WHAT YOU ARE ASKED TO DO –
Where a line contains the word "page", copy that line in full.

───

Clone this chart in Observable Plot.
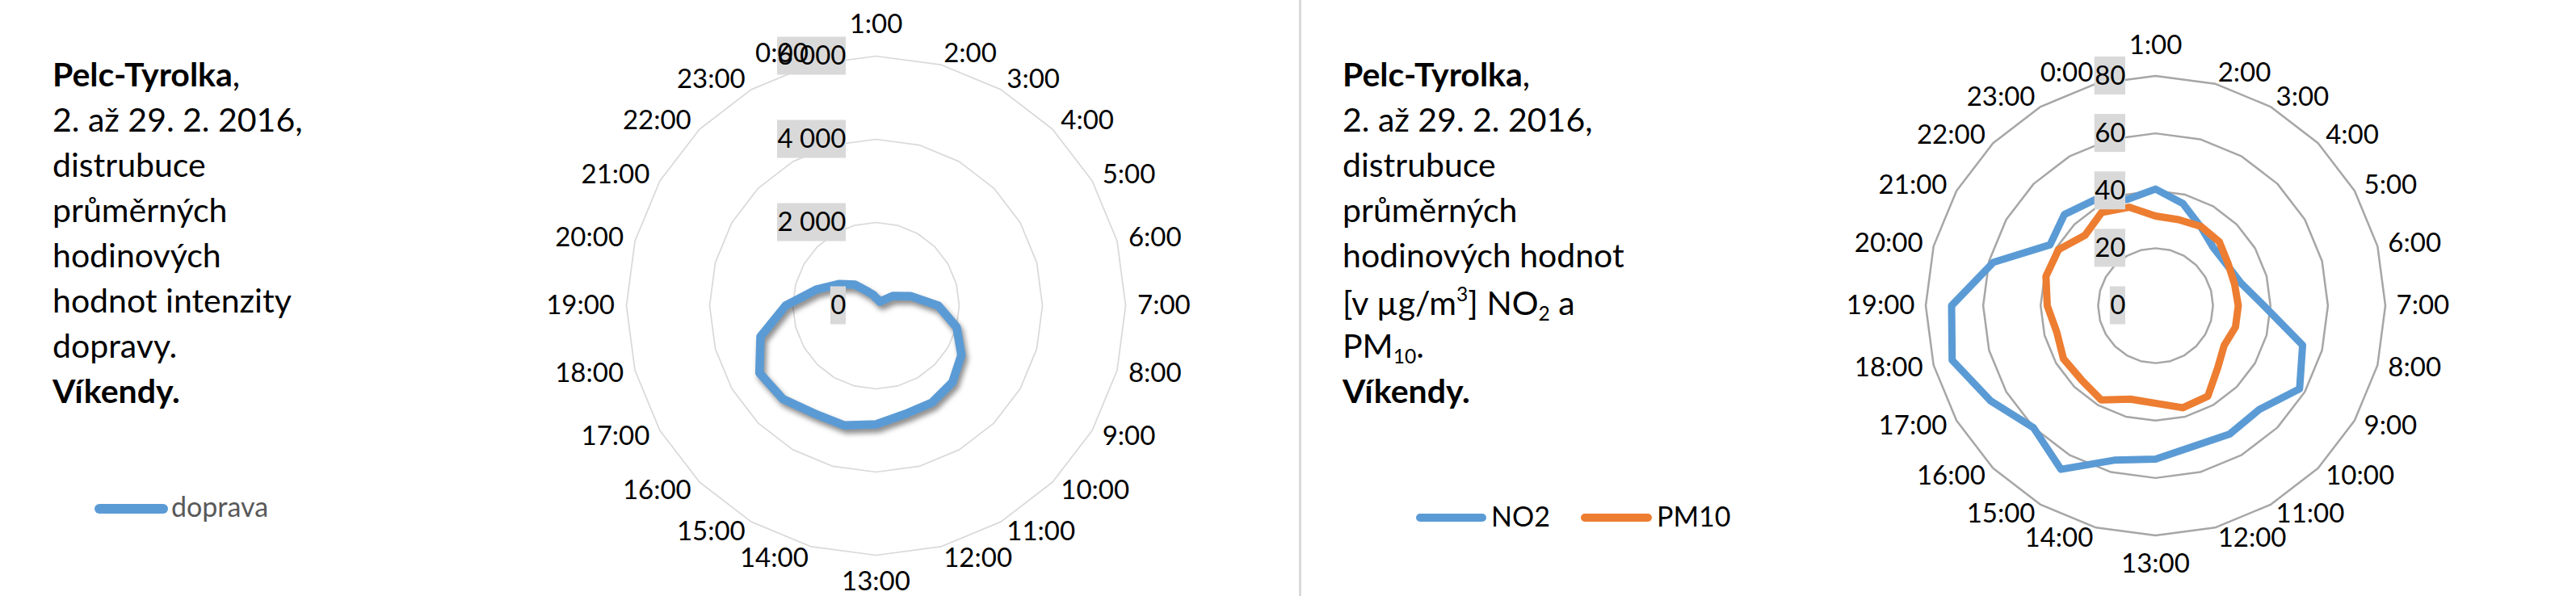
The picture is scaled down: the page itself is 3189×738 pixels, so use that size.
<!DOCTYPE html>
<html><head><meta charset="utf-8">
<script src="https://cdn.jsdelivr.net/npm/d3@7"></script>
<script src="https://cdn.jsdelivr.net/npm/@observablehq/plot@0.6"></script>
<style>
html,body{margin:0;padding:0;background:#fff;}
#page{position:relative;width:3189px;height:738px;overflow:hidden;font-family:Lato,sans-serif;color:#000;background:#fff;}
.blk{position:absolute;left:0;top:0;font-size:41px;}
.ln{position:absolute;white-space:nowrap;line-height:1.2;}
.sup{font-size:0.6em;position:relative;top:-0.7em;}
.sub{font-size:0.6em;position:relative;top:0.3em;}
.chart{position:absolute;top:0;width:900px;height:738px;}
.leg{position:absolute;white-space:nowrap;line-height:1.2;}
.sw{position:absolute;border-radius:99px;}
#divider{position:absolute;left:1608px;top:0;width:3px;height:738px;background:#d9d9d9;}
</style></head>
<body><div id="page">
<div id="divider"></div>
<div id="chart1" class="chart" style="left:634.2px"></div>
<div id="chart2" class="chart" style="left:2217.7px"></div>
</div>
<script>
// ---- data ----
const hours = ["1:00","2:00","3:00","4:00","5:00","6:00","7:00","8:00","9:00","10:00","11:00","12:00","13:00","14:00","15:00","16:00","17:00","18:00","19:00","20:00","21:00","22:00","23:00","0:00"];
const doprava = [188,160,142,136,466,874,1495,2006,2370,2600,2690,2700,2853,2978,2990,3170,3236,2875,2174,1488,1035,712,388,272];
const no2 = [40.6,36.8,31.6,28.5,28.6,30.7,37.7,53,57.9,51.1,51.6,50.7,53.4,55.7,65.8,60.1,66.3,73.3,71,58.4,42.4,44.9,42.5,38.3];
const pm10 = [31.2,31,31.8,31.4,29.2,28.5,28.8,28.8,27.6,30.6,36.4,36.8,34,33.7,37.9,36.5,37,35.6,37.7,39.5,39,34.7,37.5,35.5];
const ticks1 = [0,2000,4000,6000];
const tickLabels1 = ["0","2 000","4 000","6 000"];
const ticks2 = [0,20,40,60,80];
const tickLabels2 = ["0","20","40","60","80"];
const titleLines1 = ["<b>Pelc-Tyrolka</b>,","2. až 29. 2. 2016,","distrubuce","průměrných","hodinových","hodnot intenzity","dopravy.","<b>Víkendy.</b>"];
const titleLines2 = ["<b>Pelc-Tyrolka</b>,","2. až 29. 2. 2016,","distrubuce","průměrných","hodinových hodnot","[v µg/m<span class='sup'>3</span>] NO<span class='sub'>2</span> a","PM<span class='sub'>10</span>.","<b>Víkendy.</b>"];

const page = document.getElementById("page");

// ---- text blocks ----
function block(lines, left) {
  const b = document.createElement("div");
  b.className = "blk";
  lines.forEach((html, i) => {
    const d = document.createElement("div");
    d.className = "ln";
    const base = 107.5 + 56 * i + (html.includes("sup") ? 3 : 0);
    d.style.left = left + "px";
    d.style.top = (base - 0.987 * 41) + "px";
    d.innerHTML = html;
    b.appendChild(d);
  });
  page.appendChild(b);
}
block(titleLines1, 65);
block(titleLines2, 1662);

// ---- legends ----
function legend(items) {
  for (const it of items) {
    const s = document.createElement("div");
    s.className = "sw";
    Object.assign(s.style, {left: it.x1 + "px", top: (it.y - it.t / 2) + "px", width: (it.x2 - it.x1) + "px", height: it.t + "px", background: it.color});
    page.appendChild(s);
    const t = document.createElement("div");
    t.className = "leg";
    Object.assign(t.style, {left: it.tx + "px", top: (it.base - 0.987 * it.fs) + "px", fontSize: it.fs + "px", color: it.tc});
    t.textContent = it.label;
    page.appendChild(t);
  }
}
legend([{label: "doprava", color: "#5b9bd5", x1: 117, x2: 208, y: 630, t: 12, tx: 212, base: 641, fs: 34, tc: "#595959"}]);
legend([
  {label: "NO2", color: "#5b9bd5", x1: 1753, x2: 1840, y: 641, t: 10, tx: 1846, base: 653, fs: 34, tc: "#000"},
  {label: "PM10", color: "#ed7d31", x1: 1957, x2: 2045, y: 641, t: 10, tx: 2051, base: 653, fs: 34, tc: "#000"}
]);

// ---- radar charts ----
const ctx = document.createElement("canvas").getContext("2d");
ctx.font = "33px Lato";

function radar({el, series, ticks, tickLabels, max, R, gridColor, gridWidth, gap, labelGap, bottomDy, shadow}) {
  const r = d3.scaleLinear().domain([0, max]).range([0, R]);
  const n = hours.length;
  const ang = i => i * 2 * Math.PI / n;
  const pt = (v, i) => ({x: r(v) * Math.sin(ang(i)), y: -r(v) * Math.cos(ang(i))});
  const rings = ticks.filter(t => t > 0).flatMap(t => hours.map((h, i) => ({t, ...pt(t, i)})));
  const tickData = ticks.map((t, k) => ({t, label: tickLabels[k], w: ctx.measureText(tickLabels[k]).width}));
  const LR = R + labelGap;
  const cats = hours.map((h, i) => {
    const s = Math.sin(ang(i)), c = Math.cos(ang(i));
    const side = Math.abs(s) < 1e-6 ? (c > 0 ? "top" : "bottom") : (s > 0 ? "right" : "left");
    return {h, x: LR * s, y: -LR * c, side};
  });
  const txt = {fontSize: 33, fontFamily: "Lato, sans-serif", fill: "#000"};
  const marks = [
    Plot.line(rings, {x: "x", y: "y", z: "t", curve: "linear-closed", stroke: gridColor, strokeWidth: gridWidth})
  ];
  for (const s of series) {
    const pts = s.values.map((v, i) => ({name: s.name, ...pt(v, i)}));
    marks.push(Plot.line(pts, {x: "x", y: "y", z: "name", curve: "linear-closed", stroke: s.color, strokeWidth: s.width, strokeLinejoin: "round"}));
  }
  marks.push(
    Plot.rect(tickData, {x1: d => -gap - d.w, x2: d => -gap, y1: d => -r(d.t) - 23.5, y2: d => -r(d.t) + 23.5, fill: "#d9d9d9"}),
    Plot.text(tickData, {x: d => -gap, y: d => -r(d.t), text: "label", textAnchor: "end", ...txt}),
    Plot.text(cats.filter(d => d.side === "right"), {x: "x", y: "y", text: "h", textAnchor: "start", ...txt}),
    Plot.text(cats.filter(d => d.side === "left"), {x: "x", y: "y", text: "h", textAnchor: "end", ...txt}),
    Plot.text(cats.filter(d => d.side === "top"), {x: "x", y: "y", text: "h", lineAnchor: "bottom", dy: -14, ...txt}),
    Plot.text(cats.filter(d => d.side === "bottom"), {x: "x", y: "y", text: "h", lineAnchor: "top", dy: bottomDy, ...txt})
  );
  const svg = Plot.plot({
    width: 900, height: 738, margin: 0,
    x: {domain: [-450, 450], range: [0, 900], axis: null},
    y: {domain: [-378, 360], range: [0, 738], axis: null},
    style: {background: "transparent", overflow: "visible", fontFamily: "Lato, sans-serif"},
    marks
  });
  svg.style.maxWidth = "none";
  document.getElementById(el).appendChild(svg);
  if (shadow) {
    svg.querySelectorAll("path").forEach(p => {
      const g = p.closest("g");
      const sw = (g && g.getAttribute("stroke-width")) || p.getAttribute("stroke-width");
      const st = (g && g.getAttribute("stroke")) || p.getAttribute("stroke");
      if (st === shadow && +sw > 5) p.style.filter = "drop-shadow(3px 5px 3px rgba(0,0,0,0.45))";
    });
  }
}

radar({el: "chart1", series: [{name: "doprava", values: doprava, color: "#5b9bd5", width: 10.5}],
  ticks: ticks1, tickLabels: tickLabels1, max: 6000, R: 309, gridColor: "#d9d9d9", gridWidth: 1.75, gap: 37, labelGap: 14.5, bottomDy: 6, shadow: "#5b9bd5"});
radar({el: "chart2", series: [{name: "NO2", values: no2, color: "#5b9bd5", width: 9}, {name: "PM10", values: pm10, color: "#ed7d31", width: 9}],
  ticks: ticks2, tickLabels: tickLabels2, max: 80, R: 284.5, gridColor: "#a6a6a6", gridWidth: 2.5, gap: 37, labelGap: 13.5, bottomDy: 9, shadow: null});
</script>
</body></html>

───

RIGHT ANSWER –
The picture is scaled down: the page itself is 3189×738 pixels, so use that size.
#page{position:relative;width:3189px;height:738px;overflow:hidden;font-family:Lato,sans-serif;color:#000;background:#fff;}
<body><div id="page">
const page = document.getElementById("page");
  page.appendChild(b);
    page.appendChild(s);
    page.appendChild(t);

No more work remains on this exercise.